Task prompt —
Set down each line of the material that follows, exactly, with no pictures.

Dataset content —
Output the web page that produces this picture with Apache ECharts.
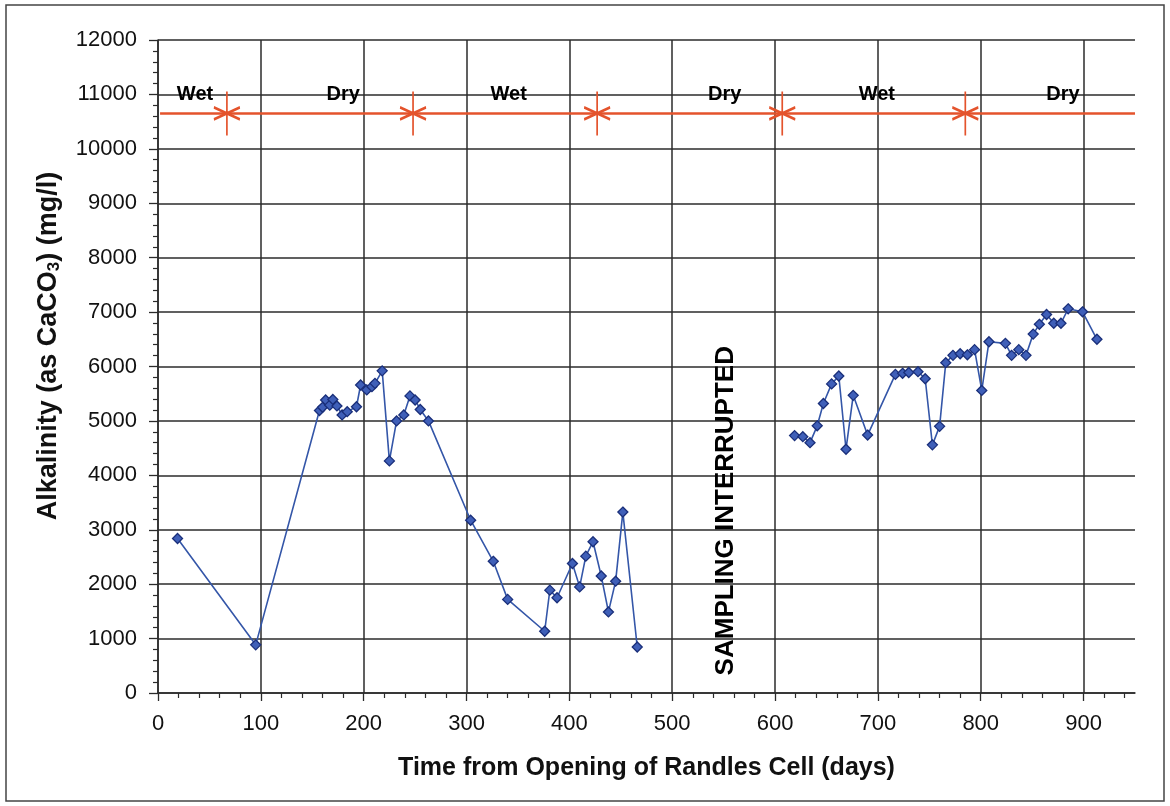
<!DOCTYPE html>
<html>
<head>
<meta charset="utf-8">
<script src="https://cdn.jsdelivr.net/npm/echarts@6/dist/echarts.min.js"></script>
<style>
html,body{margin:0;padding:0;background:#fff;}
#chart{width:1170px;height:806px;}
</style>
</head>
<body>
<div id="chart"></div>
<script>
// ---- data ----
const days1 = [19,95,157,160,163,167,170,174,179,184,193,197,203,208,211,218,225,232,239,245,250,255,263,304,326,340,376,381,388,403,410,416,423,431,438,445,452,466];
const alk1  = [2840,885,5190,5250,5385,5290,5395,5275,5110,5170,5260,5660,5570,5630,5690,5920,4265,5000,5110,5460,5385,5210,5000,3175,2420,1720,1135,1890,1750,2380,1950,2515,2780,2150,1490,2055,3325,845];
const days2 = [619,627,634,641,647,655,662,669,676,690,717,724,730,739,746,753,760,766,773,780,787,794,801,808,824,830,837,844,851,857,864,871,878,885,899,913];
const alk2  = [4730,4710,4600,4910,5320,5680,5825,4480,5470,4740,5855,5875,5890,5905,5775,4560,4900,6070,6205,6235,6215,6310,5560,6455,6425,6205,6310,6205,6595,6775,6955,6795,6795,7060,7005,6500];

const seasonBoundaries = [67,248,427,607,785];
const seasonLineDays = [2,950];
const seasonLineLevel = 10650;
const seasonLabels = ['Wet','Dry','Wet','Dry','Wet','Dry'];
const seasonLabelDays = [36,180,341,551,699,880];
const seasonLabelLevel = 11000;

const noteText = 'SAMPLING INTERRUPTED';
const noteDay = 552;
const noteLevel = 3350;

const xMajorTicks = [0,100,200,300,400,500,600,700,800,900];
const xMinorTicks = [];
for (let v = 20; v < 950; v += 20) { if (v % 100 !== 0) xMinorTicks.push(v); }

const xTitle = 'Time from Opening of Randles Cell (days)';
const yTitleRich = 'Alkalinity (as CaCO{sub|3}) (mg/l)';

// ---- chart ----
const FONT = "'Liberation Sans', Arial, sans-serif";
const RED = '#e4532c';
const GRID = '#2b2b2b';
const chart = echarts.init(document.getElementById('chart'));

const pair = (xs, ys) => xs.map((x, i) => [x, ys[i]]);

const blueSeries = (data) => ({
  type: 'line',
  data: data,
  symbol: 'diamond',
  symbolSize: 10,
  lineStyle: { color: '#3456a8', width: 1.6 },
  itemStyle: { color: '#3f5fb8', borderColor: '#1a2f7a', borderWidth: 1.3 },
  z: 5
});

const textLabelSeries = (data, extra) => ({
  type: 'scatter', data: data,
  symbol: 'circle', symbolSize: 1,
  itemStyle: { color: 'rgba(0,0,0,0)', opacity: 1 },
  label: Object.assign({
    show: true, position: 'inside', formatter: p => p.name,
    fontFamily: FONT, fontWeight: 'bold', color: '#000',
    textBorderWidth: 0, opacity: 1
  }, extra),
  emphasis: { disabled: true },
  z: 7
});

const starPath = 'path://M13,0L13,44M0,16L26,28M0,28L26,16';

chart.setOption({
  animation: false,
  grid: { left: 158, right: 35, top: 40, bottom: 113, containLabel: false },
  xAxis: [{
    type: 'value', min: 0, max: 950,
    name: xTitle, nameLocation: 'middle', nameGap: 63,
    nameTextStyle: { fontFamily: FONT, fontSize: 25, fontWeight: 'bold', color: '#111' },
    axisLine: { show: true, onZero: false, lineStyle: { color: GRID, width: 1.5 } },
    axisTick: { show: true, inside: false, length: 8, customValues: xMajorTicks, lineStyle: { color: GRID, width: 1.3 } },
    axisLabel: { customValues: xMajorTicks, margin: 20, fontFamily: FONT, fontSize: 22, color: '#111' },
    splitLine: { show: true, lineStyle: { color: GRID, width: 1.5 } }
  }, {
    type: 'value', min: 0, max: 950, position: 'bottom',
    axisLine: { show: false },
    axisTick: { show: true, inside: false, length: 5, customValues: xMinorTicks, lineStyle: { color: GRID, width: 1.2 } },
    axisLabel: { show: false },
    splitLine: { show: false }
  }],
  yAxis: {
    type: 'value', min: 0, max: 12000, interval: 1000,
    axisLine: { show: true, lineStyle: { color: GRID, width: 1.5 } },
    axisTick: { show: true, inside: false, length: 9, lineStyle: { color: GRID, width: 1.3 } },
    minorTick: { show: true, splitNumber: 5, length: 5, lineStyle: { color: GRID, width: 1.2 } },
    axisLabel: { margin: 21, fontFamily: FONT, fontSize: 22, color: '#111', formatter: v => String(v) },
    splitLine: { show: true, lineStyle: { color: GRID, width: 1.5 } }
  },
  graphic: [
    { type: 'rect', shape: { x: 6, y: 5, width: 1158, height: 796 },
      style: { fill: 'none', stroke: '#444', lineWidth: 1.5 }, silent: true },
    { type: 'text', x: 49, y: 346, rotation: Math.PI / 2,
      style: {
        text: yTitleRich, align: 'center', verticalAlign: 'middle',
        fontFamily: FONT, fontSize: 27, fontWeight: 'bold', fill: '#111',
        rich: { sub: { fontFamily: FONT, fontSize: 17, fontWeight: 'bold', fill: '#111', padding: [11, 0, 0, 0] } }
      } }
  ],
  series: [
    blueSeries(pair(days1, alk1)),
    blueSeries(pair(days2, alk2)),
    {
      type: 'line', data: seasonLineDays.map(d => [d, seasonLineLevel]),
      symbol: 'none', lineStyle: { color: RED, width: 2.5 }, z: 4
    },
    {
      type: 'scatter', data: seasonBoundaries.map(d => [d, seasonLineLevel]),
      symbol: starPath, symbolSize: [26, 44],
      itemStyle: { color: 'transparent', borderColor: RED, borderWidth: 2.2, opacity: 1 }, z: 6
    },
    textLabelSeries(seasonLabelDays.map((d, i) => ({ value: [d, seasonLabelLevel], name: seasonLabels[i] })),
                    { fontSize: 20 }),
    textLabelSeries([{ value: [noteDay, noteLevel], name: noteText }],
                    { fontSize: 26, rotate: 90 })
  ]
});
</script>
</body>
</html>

Answer to the task —
Output the web page that produces this picture with Apache ECharts.
<!DOCTYPE html>
<html>
<head>
<meta charset="utf-8">
<script src="https://cdn.jsdelivr.net/npm/echarts@6/dist/echarts.min.js"></script>
<style>
html,body{margin:0;padding:0;background:#fff;}
#chart{width:1170px;height:806px;}
</style>
</head>
<body>
<div id="chart"></div>
<script>
// ---- data ----
const days1 = [19,95,157,160,163,167,170,174,179,184,193,197,203,208,211,218,225,232,239,245,250,255,263,304,326,340,376,381,388,403,410,416,423,431,438,445,452,466];
const alk1  = [2840,885,5190,5250,5385,5290,5395,5275,5110,5170,5260,5660,5570,5630,5690,5920,4265,5000,5110,5460,5385,5210,5000,3175,2420,1720,1135,1890,1750,2380,1950,2515,2780,2150,1490,2055,3325,845];
const days2 = [619,627,634,641,647,655,662,669,676,690,717,724,730,739,746,753,760,766,773,780,787,794,801,808,824,830,837,844,851,857,864,871,878,885,899,913];
const alk2  = [4730,4710,4600,4910,5320,5680,5825,4480,5470,4740,5855,5875,5890,5905,5775,4560,4900,6070,6205,6235,6215,6310,5560,6455,6425,6205,6310,6205,6595,6775,6955,6795,6795,7060,7005,6500];

const seasonBoundaries = [67,248,427,607,785];
const seasonLineDays = [2,950];
const seasonLineLevel = 10650;
const seasonLabels = ['Wet','Dry','Wet','Dry','Wet','Dry'];
const seasonLabelDays = [36,180,341,551,699,880];
const seasonLabelLevel = 11000;

const noteText = 'SAMPLING INTERRUPTED';
const noteDay = 552;
const noteLevel = 3350;

const xMajorTicks = [0,100,200,300,400,500,600,700,800,900];
const xMinorTicks = [];
for (let v = 20; v < 950; v += 20) { if (v % 100 !== 0) xMinorTicks.push(v); }

const xTitle = 'Time from Opening of Randles Cell (days)';
const yTitleRich = 'Alkalinity (as CaCO{sub|3}) (mg/l)';

// ---- chart ----
const FONT = "'Liberation Sans', Arial, sans-serif";
const RED = '#e4532c';
const GRID = '#2b2b2b';
const chart = echarts.init(document.getElementById('chart'));

const pair = (xs, ys) => xs.map((x, i) => [x, ys[i]]);

const blueSeries = (data) => ({
  type: 'line',
  data: data,
  symbol: 'diamond',
  symbolSize: 10,
  lineStyle: { color: '#3456a8', width: 1.6 },
  itemStyle: { color: '#3f5fb8', borderColor: '#1a2f7a', borderWidth: 1.3 },
  z: 5
});

const textLabelSeries = (data, extra) => ({
  type: 'scatter', data: data,
  symbol: 'circle', symbolSize: 1,
  itemStyle: { color: 'rgba(0,0,0,0)', opacity: 1 },
  label: Object.assign({
    show: true, position: 'inside', formatter: p => p.name,
    fontFamily: FONT, fontWeight: 'bold', color: '#000',
    textBorderWidth: 0, opacity: 1
  }, extra),
  emphasis: { disabled: true },
  z: 7
});

const starPath = 'path://M13,0L13,44M0,16L26,28M0,28L26,16';

chart.setOption({
  animation: false,
  grid: { left: 158, right: 35, top: 40, bottom: 113, containLabel: false },
  xAxis: [{
    type: 'value', min: 0, max: 950,
    name: xTitle, nameLocation: 'middle', nameGap: 63,
    nameTextStyle: { fontFamily: FONT, fontSize: 25, fontWeight: 'bold', color: '#111' },
    axisLine: { show: true, onZero: false, lineStyle: { color: GRID, width: 1.5 } },
    axisTick: { show: true, inside: false, length: 8, customValues: xMajorTicks, lineStyle: { color: GRID, width: 1.3 } },
    axisLabel: { customValues: xMajorTicks, margin: 20, fontFamily: FONT, fontSize: 22, color: '#111' },
    splitLine: { show: true, lineStyle: { color: GRID, width: 1.5 } }
  }, {
    type: 'value', min: 0, max: 950, position: 'bottom',
    axisLine: { show: false },
    axisTick: { show: true, inside: false, length: 5, customValues: xMinorTicks, lineStyle: { color: GRID, width: 1.2 } },
    axisLabel: { show: false },
    splitLine: { show: false }
  }],
  yAxis: {
    type: 'value', min: 0, max: 12000, interval: 1000,
    axisLine: { show: true, lineStyle: { color: GRID, width: 1.5 } },
    axisTick: { show: true, inside: false, length: 9, lineStyle: { color: GRID, width: 1.3 } },
    minorTick: { show: true, splitNumber: 5, length: 5, lineStyle: { color: GRID, width: 1.2 } },
    axisLabel: { margin: 21, fontFamily: FONT, fontSize: 22, color: '#111', formatter: v => String(v) },
    splitLine: { show: true, lineStyle: { color: GRID, width: 1.5 } }
  },
  graphic: [
    { type: 'rect', shape: { x: 6, y: 5, width: 1158, height: 796 },
      style: { fill: 'none', stroke: '#444', lineWidth: 1.5 }, silent: true },
    { type: 'text', x: 49, y: 346, rotation: Math.PI / 2,
      style: {
        text: yTitleRich, align: 'center', verticalAlign: 'middle',
        fontFamily: FONT, fontSize: 27, fontWeight: 'bold', fill: '#111',
        rich: { sub: { fontFamily: FONT, fontSize: 17, fontWeight: 'bold', fill: '#111', padding: [11, 0, 0, 0] } }
      } }
  ],
  series: [
    blueSeries(pair(days1, alk1)),
    blueSeries(pair(days2, alk2)),
    {
      type: 'line', data: seasonLineDays.map(d => [d, seasonLineLevel]),
      symbol: 'none', lineStyle: { color: RED, width: 2.5 }, z: 4
    },
    {
      type: 'scatter', data: seasonBoundaries.map(d => [d, seasonLineLevel]),
      symbol: starPath, symbolSize: [26, 44],
      itemStyle: { color: 'transparent', borderColor: RED, borderWidth: 2.2, opacity: 1 }, z: 6
    },
    textLabelSeries(seasonLabelDays.map((d, i) => ({ value: [d, seasonLabelLevel], name: seasonLabels[i] })),
                    { fontSize: 20 }),
    textLabelSeries([{ value: [noteDay, noteLevel], name: noteText }],
                    { fontSize: 26, rotate: 90 })
  ]
});
</script>
</body>
</html>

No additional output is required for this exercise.